Henri raconte quelques-unes de ses prémonitions, rejetées toutes trois par son entourage : sa cousine Liliane refusant sa venue chez elle, le médecin de son père le prenant pour un casse-pieds, et son associé, Charles, se montrant sceptique et troublé. Ces pressentiments, Henri les a chèrement gagnés. En effet, dans sa famille dysfonctionnelle, il a dû surdévelopper sa sensibilité afin de capter les signaux les plus faibles, avant-coureurs de la colère de son père ou de la tristesse de sa mère. Anticiper les émotions de sa famille, émotions qui pouvaient lui nuire, était une solution de survie. Dès le plus jeune âge, notre zèbre pourrait être comparé à un canari dans une mine de charbon : autrefois, en effet, les mineurs emportaient dans une cage ce petit oiseau jaune qui, lorsqu’il mourait ou s’évanouissait, les prévenait ainsi d’une explosion ou d’une intoxication imminentes. Henri a conservé cette aptitude à l’âge adulte.

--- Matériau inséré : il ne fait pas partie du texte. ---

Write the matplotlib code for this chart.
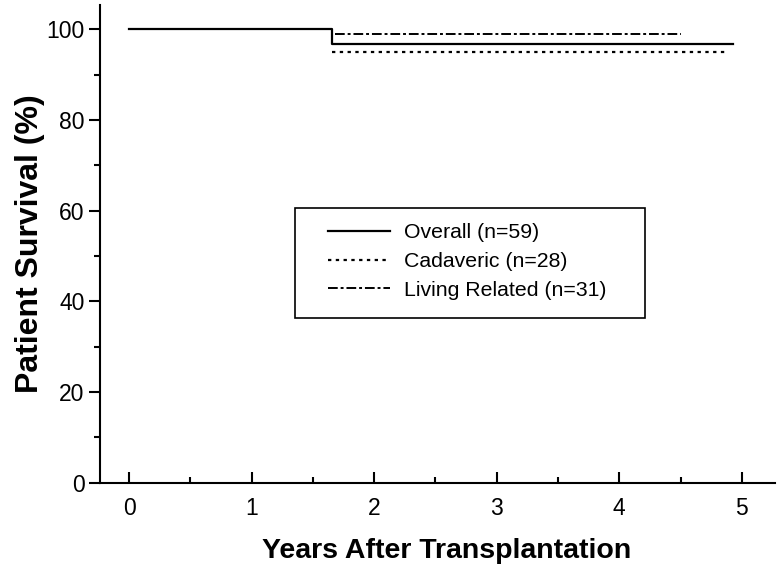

Ajoutons à cela le syndrome de Cassandre qui affecte beaucoup de surdoués. Tout comme Henri, ces derniers perçoivent ou anticipent des incidents à venir, cependant ils sont rarement crus. Telle Cassandre, dans la mythologie grecque. En effet, cette princesse reçut d’Apollon le don de prédire l’avenir mais, comme elle se refusa à lui, il décréta que ses prédictions ne seraient jamais prises au sérieux. Ce fut, par exemple, pour Cassandre, un déchirement au moment de la guerre de Troie car elle avait alerté en vain les Troyens sur les dangers qu’elle pressentait.

Comme Cassandre, Henri voudrait prévenir, mais il aimerait aussi dire des vérités, même si elles fâchent : là encore il se heurterait à des murs, il parlerait à des sourds. Henri l’a expérimenté avec un sujet aussi superficiel que l’évaluation d’un pianiste comme Lang Lang : sa remarque a été censurée. Sylvie l’a éprouvé, elle, de façon grave avec sa nounou qu’elle trouvait fourbe, mais que ses parents ont refusé de mettre face à sa conduite ambiguë.